Mismatched Mishmash

11. November, 2011 Theater No comments

Longtime American Conservatory Theater actor Steven Anthony Jones opens the first season he’s programmed as the new artistic director of Lorraine Hansberry Theatre, the Bay Area’s foremost African-American theatre company, with a double bill of two one-act plays that have almost nothing to do with each other. The show also marks the theater’s opening in its new home at 450 Post Street, formerly the Post Street Theatre and Theatre on the Square, after several nomadic years.

Kathryn Tkel and Rhonnie Washington in Almost Nothing. Photo by Steven Anthony Jones.

Day of Absence is a notable play in African-American theater history, a 1965 piece that marked the playwriting debut of Douglas Turner Ward, who’d appeared in a minor part in the Broadway production of Lorraine Hansberry’s A Raisin in the Sun. The play depicts a city in the American South in which one day all the black people simply vanish. The white folks panic because there’s no one to clean after them, look after their babies, and do all the jobs they don’t want to do. It seems like the end of the world. A very broad satire performed in whiteface, Day of Absence set the stage for countless other “A Day Without…” pieces in subsequent years.

Unfortunately, as directed by Jones, it’s also a complete debacle, packed with bafflingly pointless and hard-to-parse slapstick from a cast that should know better. Only Mime Troupe veteran Wilma Bonet manages to squeeze some genuinely funny moments out of what’s otherwise a hamhanded mess. Carlos Aguirre provides some skillful beatbox accompaniment as a trickster character whose function in the action is unclear, but it doesn’t really suit the tone of the piece. There’s also an attempt to update the story to the current furor over undocumented immigrants with Latino names for some of the missing black people and lines like “Th-th-this a holiday for ’em? Cinco de Mayo or somethin’?” (the character who’s speaking, Rhonnie Washington’s Luke, is a stutterer, a hillbilly and possibly homeless—or at least he hangs out on a park bench all day). But there’s no outright talk of Mexicans or “illegals” or anything like that, so the upshot seems to be that all Latinos are black people, or at least nobody knows the difference.  It’s deeply garbled, and the fact that it’s hard to discern what’s supposed to be happening in all the wacky slapstick just exacerbates the problem.

Day of Absence runs an hour and 20 minutes, which could be an evening in its own right, and with a late start and long intermission on opening night, Almost Nothing didn’t start until shortly after 10 p.m., when the temptation to slip out during intermission was nearly overpowering. That would have been a shame, because the latter play is actually quite good and well-performed.

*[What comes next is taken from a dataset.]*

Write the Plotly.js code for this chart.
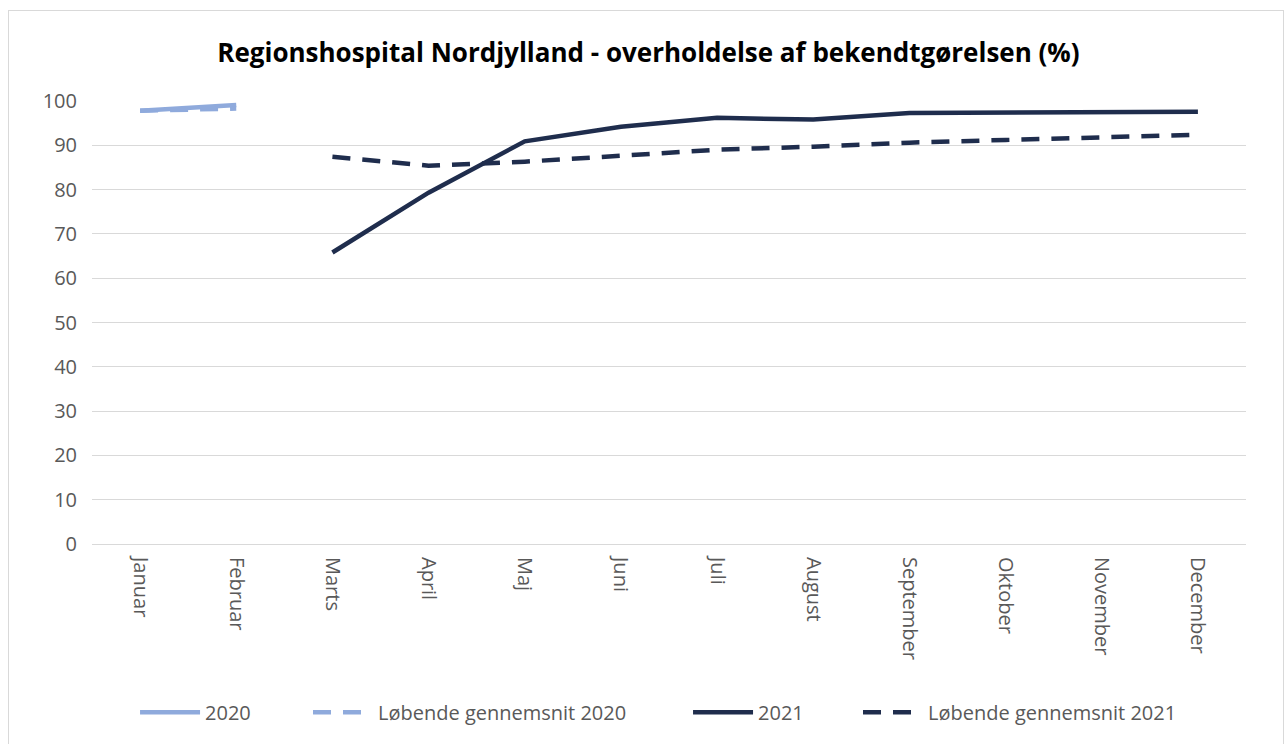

A 2003 short drama by 34-year-old Brazilian playwright Marcos Barbosa in its North American premiere, Almost Nothing is a tense, suspenseful piece about a couple who shot and killed a young man who seemed to be about to attack them. Even that information is very slow to emerge as Washington’s Antônio and Kathryn Tkel’s Sara unwind in their fancy living room. (The quartet that performs Almost Nothing is also among the nine-person ensemble of Absence, but don’t hold that against them.) She’s clearly shaken and upset, shying away from his amorous advances, but at first we don’ t know if they’re even a couple or if she’s just some beautiful young woman who doesn’t want to be there alone with this older man. They’ve clearly just returned from a fancy-dress party, judging from costumer Michelle Mulholland’s elegant threads. A cold-sounding wind whistles through in David Molina’s sound design.

The dialogue is very, very spare and the performances restrained, keeping the tension taut. Ashberry is genial and assured, and Tkel at times chillingly intense. Bonet is forceful as a damning witness to the incident, and Rudy Guerrero is sinisterly ingratiating as a private detective. Jones directs this one-hour play deftly, letting events take their time to slowly unfold, and the result is a lean and muscular gem. It’s hard to see what on earth it has to do with the preceding piece, and surely it would be better off without it, but it’s a beautiful payoff to an otherwise rough and very long night.

Day of Absence & Almost Nothing
Through November 20
Lorraine Hansberry Theatre
450 Post St.
San Francisco
www.lhtsf.org

Show #98 of 2011, attended October 14.